Volume Six of The Dead Man features stories by Anthony Neil Smith, Lisa Klink and Barry Napier.  All are very talented writers and to their credit, the character of Matt Cahill seems consistent across all three stories.  


In Colder Than Hell, something other than the typical work of Mr. Dark is in play as stranded motorists in a severe blizzard are possessed by a mysterious impulse that leads to bizarre, occasionally homicidal behavior that frightens even the evil Dark.  The story moves a little slowly through the first half, but gains momentum and intensity as it moves along.  

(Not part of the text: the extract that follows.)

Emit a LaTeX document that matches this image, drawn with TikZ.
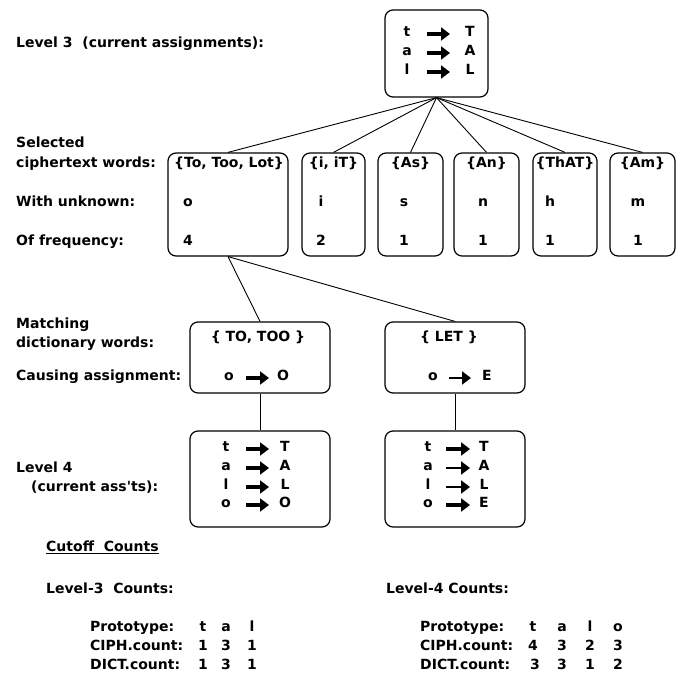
\documentclass[tikz,border=0pt]{standalone}
\usepackage{fontspec}
\setmainfont{DejaVu Sans}
\usetikzlibrary{arrows.meta}
\begin{document}
\begin{tikzpicture}[x=1pt,y=-1pt,
  txt/.style={inner sep=0pt, font=\bfseries\fontsize{14}{16}\selectfont},
  lab/.style={txt, anchor=mid west},
  ctr/.style={txt, anchor=mid},
  box/.style={draw, line width=1.2pt, rounded corners=8pt, inner sep=0pt},
  conn/.style={line width=0.9pt},
  bigarrow/.style={line width=3.6pt, -{Triangle[length=9pt,width=13pt]}},
  thinarrow/.style={line width=2.4pt, -{Triangle[length=9pt,width=13pt]}},
]
\useasboundingbox (0,0) rectangle (680,679);

% ---------- boxes ----------
\node[box, minimum width=103pt, minimum height=87pt] (top) at (436.5,53.5) {};
\node[box, minimum width=120pt, minimum height=103pt] (m1) at (228,204.5) {};
\node[box, minimum width=63pt, minimum height=103pt] (m2) at (333.5,204.5) {};
\node[box, minimum width=65pt, minimum height=103pt] (m3) at (410.5,204.5) {};
\node[box, minimum width=65pt, minimum height=103pt] (m4) at (486.5,204.5) {};
\node[box, minimum width=64pt, minimum height=103pt] (m5) at (565,204.5) {};
\node[box, minimum width=65pt, minimum height=103pt] (m6) at (642.5,204.5) {};
\node[box, minimum width=140pt, minimum height=71pt] (d1) at (260,357.5) {};
\node[box, minimum width=140pt, minimum height=71pt] (d2) at (455,357.5) {};
\node[box, minimum width=140pt, minimum height=96pt] (l1) at (260,479) {};
\node[box, minimum width=140pt, minimum height=96pt] (l2) at (455,479) {};

% ---------- connectors ----------
\foreach \b in {m1,m2,m3,m4,m5,m6} \draw[conn] (top.south) -- (\b.north);
\draw[conn] (m1.south) -- (d1.north);
\draw[conn] (m1.south) -- (d2.north);
\draw[conn] (d1.south) -- (l1.north);
\draw[conn] (d2.south) -- (l2.north);

% ---------- top box contents ----------
\node[ctr] (ta) at (407,34) {t};
\node[ctr] (tb) at (470,34) {T};
\node[ctr] (aa) at (407,53) {a};
\node[ctr] (ab) at (470,53) {A};
\node[ctr] (la) at (407,72) {l};
\node[ctr] (lb) at (470,72) {L};
\foreach \y in {34,53,72} \draw[bigarrow] (427,\y) -- (450,\y);

% ---------- left labels ----------
\node[lab] (h3) at (16,45) {Level 3\ \ (current assignments):};
\node[lab] (s1) at (16,145) {Selected};
\node[lab] (s2) at (16,165) {ciphertext words:};
\node[lab] (s3) at (16,204) {With unknown:};
\node[lab] (s4) at (16,243) {Of frequency:};
\node[lab] (s5) at (16,326) {Matching};
\node[lab] (s6) at (16,345) {dictionary words:};
\node[lab] (s7) at (16,378) {Causing assignment:};
\node[lab] (s8) at (16,470) {Level 4};
\node[lab] (s9) at (31,489) {(current ass\textquotesingle ts):};

% ---------- middle boxes contents ----------
\node[ctr] (w1) at (229,165) {\{To, Too, Lot\}};
\node[ctr] (w2) at (333.5,165) {\{i, iT\}};
\node[ctr] (w3) at (410.5,165) {\{As\}};
\node[ctr] (w4) at (486.5,165) {\{An\}};
\node[ctr] (w5) at (565,165) {\{ThAT\}};
\node[ctr] (w6) at (642.5,165) {\{Am\}};
\node[ctr] (u1) at (188,204) {o};
\node[ctr] (u2) at (321,204) {i};
\node[ctr] (u3) at (404,204) {s};
\node[ctr] (u4) at (483,204) {n};
\node[ctr] (u5) at (550,204) {h};
\node[ctr] (u6) at (638,204) {m};
\node[ctr] (f1) at (188,243) {4};
\node[ctr] (f2) at (321,243) {2};
\node[ctr] (f3) at (404,243) {1};
\node[ctr] (f4) at (483,243) {1};
\node[ctr] (f5) at (550,243) {1};
\node[ctr] (f6) at (638,243) {1};

% ---------- dictionary boxes ----------
\node[ctr] (dw1) at (258,339) {\{ TO, TOO \}};
\node[ctr] (dw2) at (449,339) {\{ LET \}};
\node[ctr] (da1) at (229,378) {o};
\draw[bigarrow] (246,378) -- (269,378);
\node[ctr] (db1) at (283,378) {O};
\node[ctr] (da2) at (433,378) {o};
\draw[thinarrow] (449,378) -- (471,378);
\node[ctr] (db2) at (487,378) {E};

% ---------- level 4 boxes ----------
\node[ctr] (p1) at (226,449) {t};
\node[ctr] (p2) at (226,468) {a};
\node[ctr] (p3) at (226,487) {l};
\node[ctr] (p4) at (226,505) {o};
\node[ctr] (q1) at (285,449) {T};
\node[ctr] (q2) at (285,468) {A};
\node[ctr] (q3) at (285,487) {L};
\node[ctr] (q4) at (285,505) {O};
\foreach \y in {449,468,487,505} \draw[bigarrow] (246,\y) -- (269,\y);
\node[ctr] (r1) at (428,449) {t};
\node[ctr] (r2) at (428,468) {a};
\node[ctr] (r3) at (428,487) {l};
\node[ctr] (r4) at (428,505) {o};
\node[ctr] (v1) at (484,449) {T};
\node[ctr] (v2) at (484,468) {A};
\node[ctr] (v3) at (484,487) {L};
\node[ctr] (v4) at (484,505) {E};
\draw[bigarrow] (446,449) -- (470,449);
\draw[thinarrow] (446,468) -- (470,468);
\draw[thinarrow] (446,487) -- (470,487);
\draw[bigarrow] (446,505) -- (470,505);

% ---------- cutoff counts ----------
\node[lab] (cc) at (46,549) {\underline{Cutoff\ \ Counts}};
\node[lab] (c3) at (46,591) {Level-3\ \ Counts:};
\node[lab] (c4) at (386,591) {Level-4 Counts:};

\node[lab] (pl) at (90,629) {Prototype:};
\node[lab] (cl) at (90,648) {CIPH.count:};
\node[lab] (dl) at (90,667) {DICT.count:};
\node[ctr] at (203,629) {t};
\node[ctr] at (226,629) {a};
\node[ctr] at (252,629) {l};
\node[ctr] at (203,648) {1};
\node[ctr] at (226,648) {3};
\node[ctr] at (252,648) {1};
\node[ctr] at (203,667) {1};
\node[ctr] at (226,667) {3};
\node[ctr] at (252,667) {1};

\node[lab] (pr) at (420,629) {Prototype:};
\node[lab] (cr) at (420,648) {CIPH.count:};
\node[lab] (dr) at (420,667) {DICT.count:};
\node[ctr] at (533,629) {t};
\node[ctr] at (562,629) {a};
\node[ctr] at (590,629) {l};
\node[ctr] at (618,629) {o};
\node[ctr] at (533,648) {4};
\node[ctr] at (562,648) {3};
\node[ctr] at (590,648) {2};
\node[ctr] at (618,648) {3};
\node[ctr] at (535,667) {3};
\node[ctr] at (562,667) {3};
\node[ctr] at (590,667) {1};
\node[ctr] at (618,667) {2};
\end{tikzpicture}
\end{document}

Evil to Burn finds Matt on a bus to the opening of lodge on Native American grounds where he anticipates trouble when an incident waylays him and his fellow passengers.  Piecing together the mystery of his fellow passengers helps him figure out a way to get to his destination with only minutes to spare.  Leaving him to search for a way to stop the evil that is still waiting to be unleashed.


Streets of Blood, the final and strongest story of the three, leads Matt to a retirement home in rural Virginia and a town with a streak of unusual and unexplained violent outbursts.  Matt is also beset by odd dreams featuring five young girls and the ever-present Mr. Dark.  Unraveling the cause of the disturbances as well as the meaning of the dreams becomes a race against time as the outbreaks of violence increase and ultimately threaten to engulf the town.


All three stories are entertaining and each story is a little better than the last.  Each suffers from a few narrative flaws, but they remain a lot of fun.  The series as a whole is a great throwback to pulp series of the past, and Volume Six is a fine addition.  If you like a good horror story with the right mix of shock, suspense, mystery and action, then you will enjoy these books.  Recommended read.

I was fortunate to receive an advance copy of this book.